BCCJ Chair David Bickle asked J-S about the importance of diversity and how Rio Tinto was aiming to improving on this particularly with relation to gender parity). J-S acknowledged the challenge and said that they don’t yet have the full solution, admitting that they are struggling with this and progress isn’t moving fast enough as 80% of their workforce is still male. He said progress is being made but it is slow, noting that two years ago they spent a significant amount of money to close the gender pay gap but that this has again drifted back to previous trends, which needs constant attention and improvement. He pointed out that twice a year they conduct an employee engagement survey and in the most recent survey 60% of their 43,000 employees responded. The three most represented topics of concern from respondents related to climate change, diversity, and the distribution of wealth.

Matt Ketchum from the CCCJ asked if Rio Tinto are planning on deploying blockchain technology given strong and differing regulation in different countries. J-S responded by noting that it is still early days for this technology and that they will want to better understand business cases before making a final decision on this. He noted that Rio Tinto wants to remain relevant so they will explore this and leave the option on the table for now.

J-S received several other questions in relation to climate change and action. In answering how to balance profit/investor interests and environmental interests.
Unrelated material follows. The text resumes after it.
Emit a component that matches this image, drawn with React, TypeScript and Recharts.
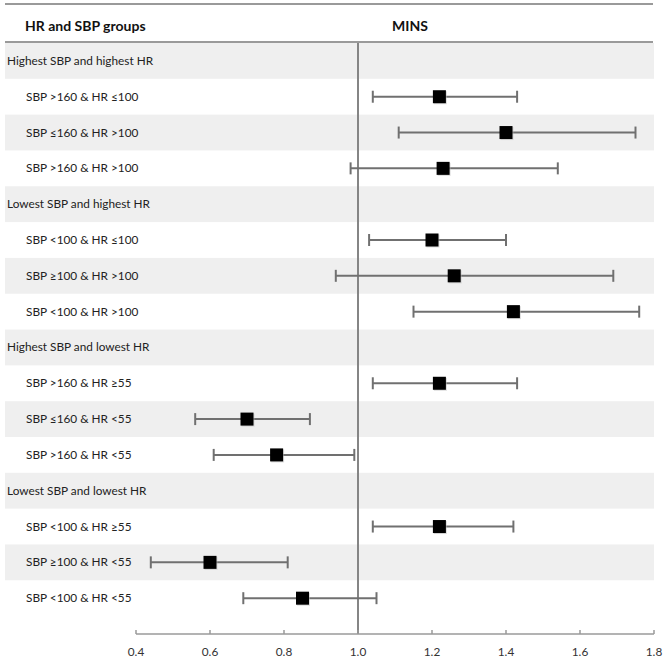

J-S noted that pure ESG investor numbers are limited but are on the rise, explaining that they were surprised at the amount of climate change concern they heard from questioners at their Perth AGM. J-S said that profit is still important because otherwise the business could disappear, and noted that the metals they mine are essential to the world and the economy, saying that they want to continue to provide the materials the world needs and turn a profit in a more environmentally friendly way.